On top of that, they are showing the media new ways someone like Louis Tomlinson can jump onboard. As it appears, whether or not he went to Los Angeles with Element Skateboards in mind, Louis Tomlinson would be a great asset to this company -- on multiple levels.
For instance, on July 14, 2014, the founder and owner of Element Skateboards, Johnny Schillereff, stated to Transworld Business the company vision which included a description of their Costa Mesa, California headquarters.
Called The Branch, Schillereff describes it as a, "... platform for Element that encompasses the brand's vision from day one, and includes a farmers market, skate park, and an open, collaborative work environment that encourages creativity."
A place that encourages collaborative creativity? That sounds like a good place for Louis Tomlinson to be as a musician. Other supporting details that give Element Skateboards a reason to ask Louis Tomlinson to join their team include a business restructuring that took place in October 2014 at Element with a focus on "global expansion."
So far, the global expansion idea that Element Skateboards had in mind includes setting up a shop in the U.K. -- where Louis Tomlinson resides. There, they are expanding their merchandise to include fashion as much as skateboards.
In August 2014, Fashion United U.K. stated, "Skateboard-inspired clothing and footwear brand Element is to open its first standalone store in the UK at London's Seven Dials in Covent Garden. Opening in December, the Element flagship... will house the brand's full range of endorsed clothing, accessories, skateboards, and footwear for men, women and children."
Could Louis Tomlinson be a model for the fashion Element Skateboards is trying to produce? Samantha Bain-Mollison adds to this by stating "Element is a very exciting addition to Seven Dials' array of international brands, and is consistent with our strategy of securing the very best mix of cosmopolitan fashion, lifestyle and design icons."
Tying it all together, a public relations company that started working with Element Skateboards in 2010 recently published direct clues that gives Louis Tomlinson fans an idea of why they would want to get him involved with their skateboards -- and fashion is a big part of it.
AZIONE stated on June 23 to Transworld Skateboarding, "[Fashion magazine] editors who had previously rejected certain brands because they were labeled 'too skateboard or surf' were suddenly making consistent requests as if these brands were showing at Fashion Week."
Although it seems that Louis Tomlinson would be the perfect match for this new expansion plan for Element Skateboards as a fashion model, does he actually like skateboarding?
As it turns out, Louis Tomlinson might not be joining a pro-skateboarding team anytime soon, but he is hardly a fraud holding a new deck that will never be ridden.
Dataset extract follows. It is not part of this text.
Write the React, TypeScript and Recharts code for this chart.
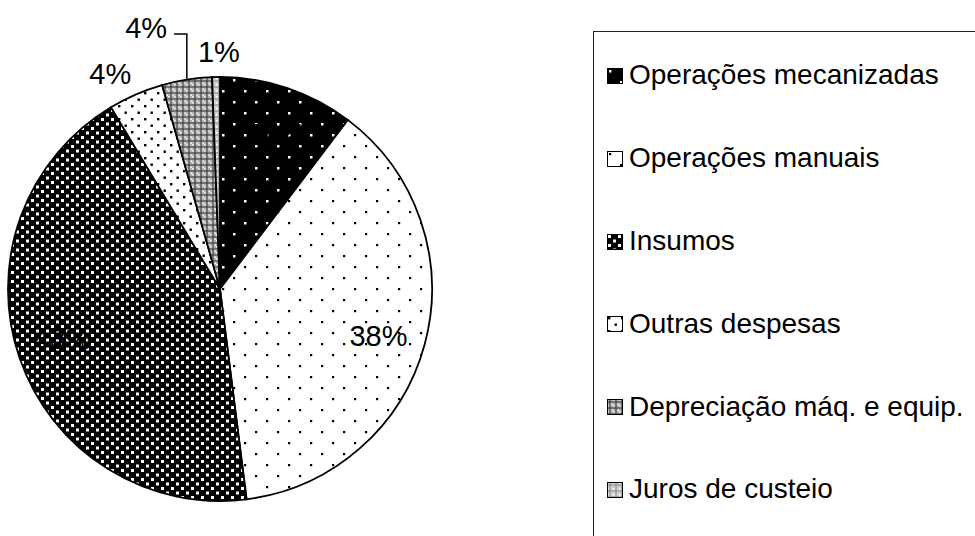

In fact, a quick search online shows that Louis Tomlinson has a long history of mixing One Direction and skateboarding. For example, on several instances over 2012 to the present, Louis Tomlinson has picked up his board for street skating.
But is Louis Tomlinson being a part of a boy band a good thing to tie to skateboarding? Obviously, as someone popular with young girls and women, Louis Tomlinson would be a great addition to any company that focused on obtaining females as a client -- but do women and girls like skateboarding?
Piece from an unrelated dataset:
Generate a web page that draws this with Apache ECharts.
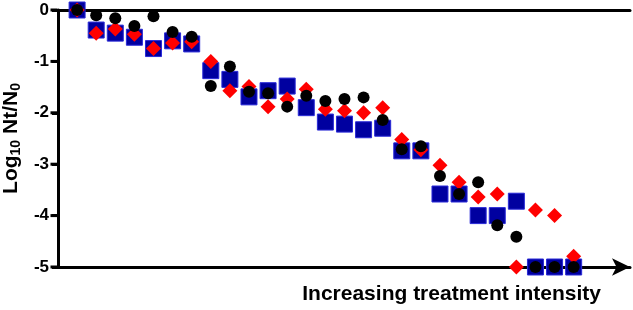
<!DOCTYPE html>
<html>
<head>
<meta charset="utf-8">
<script src="https://cdn.jsdelivr.net/npm/echarts@6/dist/echarts.min.js"></script>
<style>
  html, body { margin: 0; padding: 0; background: #fff; }
  #chart { width: 633px; height: 310px; }
</style>
</head>
<body>
<div id="chart"></div>
<script>
// treatment steps (x positions)
const steps = Array.from({ length: 27 }, (_, i) => i);

// log10 Nt/N0 for the three series
const squares = [0, -0.39, -0.45, -0.53, -0.75, -0.6, -0.66, -1.18, -1.35, -1.69, -1.57, -1.48, -1.9, -2.18, -2.22, -2.33, -2.3, -2.74, -2.74, -3.58, -3.58, -4.0, -4.0, -3.72, -5, -5, -5];
const diamonds = [0, -0.45, -0.37, -0.47, -0.75, -0.64, -0.62, -1.0, -1.57, -1.49, -1.88, -1.73, -1.54, -1.93, -1.96, -2.0, -1.9, -2.52, -2.72, -3.02, -3.35, -3.64, -3.58, -5.0, -3.89, -4.0, -4.79];
const circles = [0, -0.1, -0.16, -0.31, -0.12, -0.43, -0.52, -1.48, -1.1, -1.59, -1.62, -1.88, -1.67, -1.77, -1.73, -1.7, -2.14, -2.71, -2.65, -3.23, -3.58, -3.35, -4.19, -4.41, -5, -5, -5];

// y tick values
const yTicks = [0, -1, -2, -3, -4, -5];

const font = '"Liberation Sans", Arial, sans-serif';
const pairs = arr => steps.map((x, i) => [x, arr[i]]);
const xMin = -1;

const myChart = echarts.init(document.getElementById('chart'));

myChart.setOption({
  animation: false,
  grid: { left: 58, right: 3, top: 10, bottom: 43, containLabel: false, outerBoundsMode: 'none' },
  xAxis: [
    {
      type: 'value', min: xMin, max: 28.95, position: 'bottom',
      axisLine: { show: true, onZero: false, symbol: ['none', 'arrow'], symbolSize: [13, 18], symbolOffset: [0, 0], lineStyle: { color: '#000', width: 3 } },
      axisTick: { show: false }, axisLabel: { show: false }, splitLine: { show: false }
    },
    {
      type: 'value', min: xMin, max: 28.95, position: 'top',
      axisLine: { show: true, onZero: false, lineStyle: { color: '#000', width: 3 } },
      axisTick: { show: false }, axisLabel: { show: false }, splitLine: { show: false }
    }
  ],
  yAxis: {
    type: 'value', min: -5, max: 0, interval: 1,
    axisLine: { show: true, onZero: false, lineStyle: { color: '#000', width: 3 } },
    axisTick: { show: true, inside: false, length: 6, lineStyle: { color: '#000', width: 3 } },
    axisLabel: { color: '#000', fontSize: 17, fontWeight: 'bold', fontFamily: font, margin: 9 },
    splitLine: { show: false },
    name: 'Log{s|10} Nt/N{s|0}',
    nameLocation: 'middle', nameRotate: 90, nameGap: 34,
    nameTextStyle: {
      color: '#000', fontSize: 21, fontWeight: 'bold', fontFamily: font,
      rich: {
        s: { fontSize: 14, fontWeight: 'bold', fontFamily: font, color: '#000', padding: [9, 0, 0, 0] }
      }
    }
  },
  graphic: [{
    type: 'text', right: 32, top: 284,
    style: { text: 'Increasing treatment intensity', fill: '#000', font: 'bold 21px ' + font }
  }],
  series: [
    {
      // outward tick marks on the y axis
      type: 'scatter', data: yTicks.map(v => [xMin, v]), symbol: 'rect', symbolSize: [7, 3],
      symbolOffset: [-4, 0], clip: false, silent: true,
      itemStyle: { color: '#000', opacity: 1 }, z: 1
    },
    {
      type: 'scatter', data: pairs(squares), symbol: 'rect', symbolSize: 16,
      itemStyle: { color: '#0000a0', borderColor: '#2a2ad8', borderWidth: 1, opacity: 1 }, z: 2
    },
    {
      type: 'scatter', data: pairs(diamonds), symbol: 'diamond', symbolSize: [15, 15],
      itemStyle: { color: '#ff0000', opacity: 1 }, z: 3
    },
    {
      type: 'scatter', data: pairs(circles), symbol: 'circle', symbolSize: 12,
      itemStyle: { color: '#000', opacity: 1 }, z: 4
    }
  ]
});
</script>
</body>
</html>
According to the headlines, there is a new revolution in skateboarding that has a big focus on Louis Tomlinson's fan base -- teenage girls.
For example, Australian skateboarding fans have been working hard to fund Skateistan -- a skateboarding charity for girls in Afghanistan. The Guardian U.K. states on April 19, "These girls remind us all of how even something as simple an hour of skating can be a highly liberating act. It's funny how a skateboard can become such an evocative symbol."
Supporting that idea of girls and women skateboarding as being something to encourage, the National Student recently wrote on June 15 that there is a "renaissance of women in skateboarding."
Within the article, they discuss that, despite this surge in female skaters, it is clear that the skateboarding industry needs an overhaul. Could introducing a public figure like Louis Tomlinson help soften skateboarding's image?
National Student reports, "Today however, saying that the skate industry is a boys club is an understatement. Dani Abullawah, a skater as well as an academic who wrote a study about the place girls occupy in the subculture, states that girls do not feel particularly welcome in the competitive environment of skateparks."
Will more females start skateboarding if Louis Tomlinson is at the gate of the skatepark to welcome them? In the end, fans may never know if Louis Tomlinson was in Los Angeles around June 30 to talk to Element Skateboards -- but there is clearly a place at Element Skateboards for Louis Tomlinson (in the opinion of this author).